Take sessions where you normally get stuck and practice this specifically. Go back to the beginning, trace through sentence by sentence to find the deviation. Once found, write a correction prompt, continue from there. Practicing deviation-finding ten times is more useful than running a hundred smooth sessions.

Running It End to End

As mentioned earlier, debugging sessions got cut nearly in half, ops and writing doubled. People are moving from single-shot bug fixes to letting AI run something end to end. A single prompt isn’t enough anymore. You need to know how to break something into steps, check each one after it’s done, then move forward.

Practice this. First break the task into three to five steps, each with its own output and verification method. Stop and look after each step, only continue if it passes. Once you’re comfortable, turn the checkpoints into rules for AI to verify itself, and auto-advance when passed. Orchestration goes from manual to semi-automatic.

When users keep execution decisions in their own hands, Claude does about 8 operations per turn. Let the agent also take over the judgment of what to do next, and operations per turn jump to about 16. Letting the agent do more planning is feasible, the precondition is that it fully grasps what you actually want upstream. Upstream precision determines downstream delegation boundaries.

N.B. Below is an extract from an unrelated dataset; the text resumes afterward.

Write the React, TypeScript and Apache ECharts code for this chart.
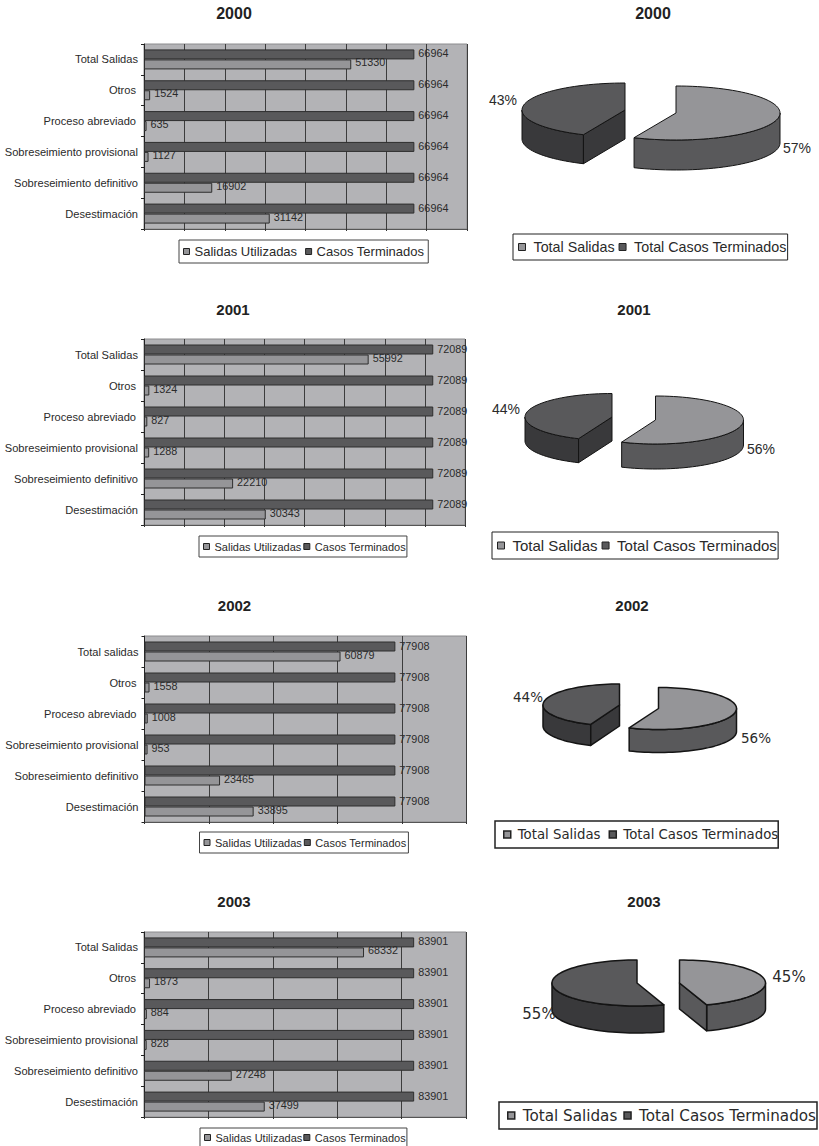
import React, { useEffect, useRef } from "react";
import * as echarts from "echarts";

const CATEGORIES = ["Desestimación", "Sobreseimiento definitivo", "Sobreseimiento provisional", "Proceso abreviado", "Otros", "Total Salidas"];
const CATEGORIES_2002 = ["Desestimación", "Sobreseimiento definitivo", "Sobreseimiento provisional", "Proceso abreviado", "Otros", "Total salidas"];

const SALIDAS_2000 = [31142, 16902, 1127, 635, 1524, 51330];
const SALIDAS_2001 = [30343, 22210, 1288, 827, 1324, 55992];
const SALIDAS_2002 = [33895, 23465, 953, 1008, 1558, 60879];
const SALIDAS_2003 = [37499, 27248, 828, 884, 1873, 68332];

const CASOS_2000 = [66964, 66964, 66964, 66964, 66964, 66964];
const CASOS_2001 = [72089, 72089, 72089, 72089, 72089, 72089];
const CASOS_2002 = [77908, 77908, 77908, 77908, 77908, 77908];
const CASOS_2003 = [83901, 83901, 83901, 83901, 83901, 83901];

// light slice, dark slice, in the order the slices are drawn clockwise from 12 o'clock
const PIE_2000 = [66964, 51330];
const PIE_2001 = [72089, 55992];
const PIE_2002 = [77908, 60879];
const PIE_2003 = [68332, 83901];

const BAR_NAMES = ["Salidas Utilizadas", "Casos Terminados"];
const PIE_NAMES = ["Total Salidas", "Total Casos Terminados"];

const C_LIGHT = "#959598";
const C_DARK = "#59595b";
const C_DARKER = "#39393b";
const C_PLOT = "#b3b3b6";
const C_TEXT = "#2a2a2a";
const SANS = "Liberation Sans";
const DEJA = "DejaVu Sans";

const BAR_CHARTS = [
  { year: "2000", cats: CATEGORIES, sal: SALIDAS_2000, cas: CASOS_2000, max: 80000, step: 10000, left: 144, top: 44, w: 323, h: 185, tx: 234, ty: 13, ts: 16,
    lg: { left: 179, top: 240, size: 13, pad: [5, 4, 5, 4], gap: 8 } },
  { year: "2001", cats: CATEGORIES, sal: SALIDAS_2001, cas: CASOS_2001, max: 80000, step: 10000, left: 144, top: 339, w: 321, h: 186, tx: 233, ty: 309, ts: 15,
    lg: { left: 199, top: 536, size: 11, pad: [5, 1, 5, 4], gap: 2 } },
  { year: "2002", cats: CATEGORIES_2002, sal: SALIDAS_2002, cas: CASOS_2002, max: 100000, step: 20000, left: 144.5, top: 636, w: 322, h: 186, tx: 234.5, ty: 605, ts: 15,
    lg: { left: 199.5, top: 832, size: 11, pad: [5, 2, 5, 4], gap: 2 } },
  { year: "2003", cats: CATEGORIES, sal: SALIDAS_2003, cas: CASOS_2003, max: 100000, step: 20000, left: 144, top: 932, w: 322, h: 185, tx: 234, ty: 901, ts: 15,
    lg: { left: 200, top: 1128, size: 11, pad: [4, 1, 4, 4], gap: 1 } },
];

const PIE_CHARTS = [
  { year: "2000", vals: PIE_2000, tx: 653, ty: 13, ts: 16, font: SANS, fs: 14, lw: 1,
    a: { cx: 676, cy: 113, rx: 104, ry: 27, d: 30, lx: 797, ly: 148 },
    b: { cx: 625, cy: 110, rx: 103, ry: 27, d: 29, lx: 503, ly: 100 },
    lg: { left: 513, top: 234, size: 14.3, pad: [6, 1, 6, 5], gap: 4, bw: 1, tp: 3 } },
  { year: "2001", vals: PIE_2001, tx: 634, ty: 309, ts: 15, font: SANS, fs: 14, lw: 1,
    a: { cx: 655.5, cy: 420, rx: 88, ry: 24, d: 25, lx: 761, ly: 449 },
    b: { cx: 612, cy: 417, rx: 87, ry: 23.5, d: 24, lx: 506, ly: 409 },
    lg: { left: 492, top: 532, size: 15, pad: [6, 1, 6, 5], gap: 4, bw: 1, tp: 3 } },
  { year: "2002", vals: PIE_2002, tx: 632, ty: 605, ts: 15, font: DEJA, fs: 13.5, lw: 1.5,
    a: { cx: 658.5, cy: 708.5, rx: 78, ry: 21, d: 23, lx: 756, ly: 738 },
    b: { cx: 619.5, cy: 705, rx: 76.5, ry: 21, d: 21, lx: 528, ly: 697 },
    lg: { left: 495, top: 821, size: 13.3, pad: [7, 0, 7, 8], gap: 8, bw: 1.5, tp: 2 } },
  { year: "2003", vals: PIE_2003, tx: 644, ty: 901, ts: 15, font: DEJA, fs: 15, lw: 1.5,
    a: { cx: 679.5, cy: 983, rx: 86, ry: 23, d: 26, lx: 789, ly: 977 },
    b: { cx: 637, cy: 983, rx: 85, ry: 23, d: 27, lx: 539, ly: 1014 },
    lg: { left: 499, top: 1102, size: 15.2, pad: [6, 1, 6, 8], gap: 6, bw: 1.5, tp: 3 } },
];

const INDENTED = ["Otros", "Proceso abreviado"];

function pieSlice(pie: any, index: number) {
  const total = pie.vals[0] + pie.vals[1];
  const frac0 = pie.vals[0] / total;
  const a0 = index === 0 ? 0 : frac0 * 360;
  const a1 = index === 0 ? frac0 * 360 : 360;
  const g = index === 0 ? pie.a : pie.b;
  const top = index === 0 ? C_LIGHT : C_DARK;
  const wall = index === 0 ? C_DARK : C_DARKER;
  const rad = (t: number) => (t * Math.PI) / 180;
  const pt = (t: number, dy = 0) => [g.cx + g.rx * Math.sin(rad(t)), g.cy - g.ry * Math.cos(rad(t)) + dy];
  const arc = (from: number, to: number, dy = 0) => {
    const out: number[][] = [];
    const n = Math.max(2, Math.ceil(Math.abs(to - from) / 3));
    for (let i = 0; i <= n; i++) out.push(pt(from + ((to - from) * i) / n, dy));
    return out;
  };
  const style = (fill: string) => ({ fill, stroke: "#141414", lineWidth: pie.lw, lineJoin: "round" });
  const children: any[] = [];
  const w0 = Math.max(a0, 90);
  const w1 = Math.min(a1, 270);
  if (w1 > w0) {
    children.push({ type: "polygon", shape: { points: [...arc(w0, w1), ...arc(w1, w0, g.d)] }, style: style(wall) });
  }
  const faces: number[] = [];
  if (Math.sin(rad(a0)) < -1e-6) faces.push(a0);
  if (Math.sin(rad(a1)) > 1e-6) faces.push(a1);
  faces.forEach((t) => {
    const p = pt(t);
    children.push({
      type: "polygon",
      shape: { points: [[g.cx, g.cy], p, [p[0], p[1] + g.d], [g.cx, g.cy + g.d]] },
      style: style(wall),
    });
  });
  children.push({
    type: "polygon",
    shape: { points: [[g.cx, g.cy], ...arc(a0, a1)] },
    style: style(top),
  });
  children.push({
    type: "text",
    style: {
      text: Math.round((pie.vals[index] / total) * 100) + "%",
      x: g.lx,
      y: g.ly,
      align: "center",
      verticalAlign: "middle",
      fill: C_TEXT,
      fontSize: pie.fs,
      fontFamily: pie.font,
    },
  });
  return { type: "group", children };
}

function buildOption() {
  const title: any[] = [];
  const grid: any[] = [];
  const xAxis: any[] = [];
  const yAxis: any[] = [];
  const legend: any[] = [];
  const series: any[] = [];

  BAR_CHARTS.forEach((c, i) => {
    title.push({
      text: c.year, left: c.tx, top: c.ty, padding: 0, textAlign: "center", textVerticalAlign: "middle",
      textStyle: { fontFamily: SANS, fontWeight: "bold", fontSize: c.ts, color: "#222" },
    });
    grid.push({
      left: c.left, top: c.top, width: c.w, height: c.h, show: true,
      backgroundColor: C_PLOT, borderColor: "#8c8c8e", borderWidth: 1, containLabel: false,
    });
    xAxis.push({
      type: "value", gridIndex: i, min: 0, max: c.max, interval: c.step,
      axisLabel: { show: false },
      axisLine: { show: true, lineStyle: { color: "#555", width: 1 } },
      axisTick: { show: true, length: 2, lineStyle: { color: "#333" } },
      splitLine: { show: true, lineStyle: { color: "#3c3c3c", width: 1 } },
    });
    yAxis.push({
      type: "category", gridIndex: i,
      data: c.cats.map((name) => ({
        value: name,
        textStyle: INDENTED.includes(name) ? { padding: [0, 2, 0, 0] } : {},
      })),
      axisLabel: { fontFamily: SANS, fontSize: 11.1, color: C_TEXT, margin: 6 },
      axisLine: { show: true, onZero: false, lineStyle: { color: "#222", width: 1 } },
      axisTick: { show: true, length: 3, lineStyle: { color: "#222" } },
      splitLine: { show: false },
    });
    const barSeries = (name: string, data: number[], color: string, dy: number) => ({
      type: "bar", name, data, xAxisIndex: i, yAxisIndex: i, barWidth: 10, barGap: 0,
      itemStyle: { color, borderColor: "#2e2e2e", borderWidth: 1 },
      label: {
        show: true, position: "right", distance: 4, offset: [0, dy],
        fontFamily: SANS, fontSize: 10.8, color: C_TEXT,
      },
    });
    // ECharts stacks a horizontal bar group from the top down
    series.push(barSeries(BAR_NAMES[1], c.cas, C_DARK, -1));
    series.push(barSeries(BAR_NAMES[0], c.sal, C_LIGHT, -2));
    legend.push({
      data: BAR_NAMES, left: c.lg.left, top: c.lg.top, orient: "horizontal", padding: c.lg.pad, itemGap: c.lg.gap,
      icon: "rect", itemWidth: 6, itemHeight: 6, selectedMode: false,
      itemStyle: { borderColor: "#222", borderWidth: 1 },
      borderColor: "#444", borderWidth: 1, backgroundColor: "#fff",
      textStyle: { fontFamily: SANS, fontSize: c.lg.size, color: C_TEXT },
    });
  });

  PIE_CHARTS.forEach((p) => {
    title.push({
      text: p.year, left: p.tx, top: p.ty, padding: 0, textAlign: "center", textVerticalAlign: "middle",
      textStyle: { fontFamily: SANS, fontWeight: "bold", fontSize: p.ts, color: "#222" },
    });
    [0, 1].forEach((idx) => {
      series.push({
        type: "custom", name: PIE_NAMES[idx], coordinateSystem: "none", data: [p.vals[idx]],
        silent: true, clip: false,
        itemStyle: { color: idx === 0 ? C_LIGHT : C_DARK },
        renderItem: () => pieSlice(p, idx),
      });
    });
    legend.push({
      data: PIE_NAMES, left: p.lg.left, top: p.lg.top, orient: "horizontal", padding: p.lg.pad, itemGap: p.lg.gap,
      icon: "rect", itemWidth: 7, itemHeight: 7, selectedMode: false,
      itemStyle: { borderColor: "#222", borderWidth: p.lg.bw },
      borderColor: "#222", borderWidth: p.lg.bw, backgroundColor: "#fff",
      textStyle: { fontFamily: p.font, fontSize: p.lg.size, color: C_TEXT, padding: [0, 0, 0, p.lg.tp] },
    });
  });

  return { animation: false, backgroundColor: "#fff", title, grid, xAxis, yAxis, legend, series };
}

export default function App() {
  const ref = useRef<HTMLDivElement>(null);
  useEffect(() => {
    const chart = echarts.init(ref.current!, undefined, { renderer: "svg" });
    chart.setOption(buildOption() as any);
    return () => chart.dispose();
  }, []);
  return <div ref={ref} style={{ position: "absolute", left: 0, top: 0, width: 819, height: 1146 }} />;
}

Many people can write prompts, few can design multi-step flows. This isn’t some new skill, but it’s the most skipped one.

This data comes from Anthropic’s analysis of 400,000 Claude Code sessions, covering approximately 235,000 users, spanning October 2025 to April 2026, all from interactive sessions, excluding automated pipeline calls. An average session has about 4 turns, producing about 2,400 words. Orchestration isn’t a variable directly measured in the report, it’s an engineering inference drawn from usage migration. “Good enough” refers to in-session observable success signals: whether git commit passes CI, whether tests go green, whether the user confirms, excluding long-term maintenance costs or business outcomes. Seven months is a directional early signal, during which model versions iterated, product forms changed, and user proficiency rose, these changes are the result of multiple forces acting together.

Say it clearly, pull it back, chain it together. Chasing these directions is enough to practice for a while.